My Life
「郷に入れば、郷にけっこう従っている母子」
〜NO.2〜
ディップ・イン・ザ・プール ボーカル
甲田益也子

 東京では神経質に思われていないらしい私が(自分ではそう思っているのだが)驚くくらい大雑把が繰り広げられている。家の人は底抜けにワイルド(粗野)だ。

 子供の湿疹の敵がわんさかあって、悪いけどもうどうにでもなれという気になってしまう。「なんだかお前は可哀そうだ。」と母によく言われている名ばかりの猟犬の黒い毛、ほこり、いろんな虫、蜘蛛の巣。
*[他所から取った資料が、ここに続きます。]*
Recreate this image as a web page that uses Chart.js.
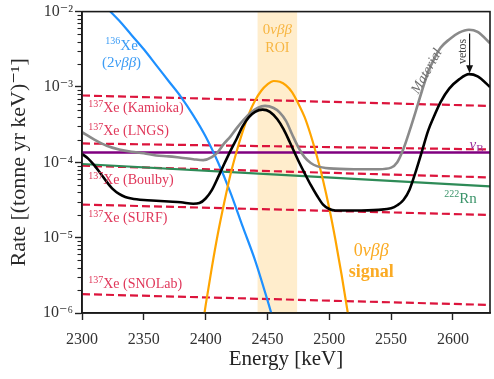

子供はハイハイ真っ盛りで、手をふいてもふいてもきりがない。
 当然、その手でかゆいところを掻いている。にこにこしながら汚いものを触っているのを見ると、毎回止めるのもしのびない。ほこりをかぶった強力殺虫剤をしっかり握っていた。蛍光色の浴用剤に手を入れる。母は「別府かどこかの湯の花って書いてあったから湿疹にいいはず」と言って、執拗に湯船に入れるように勧める。そんなに言うならと思って入れたら光るオレンジ色がわあっとひろがった。父親は掻きむしっている孫の首に「キンカンを塗ったらどうだ」と言っているらしい。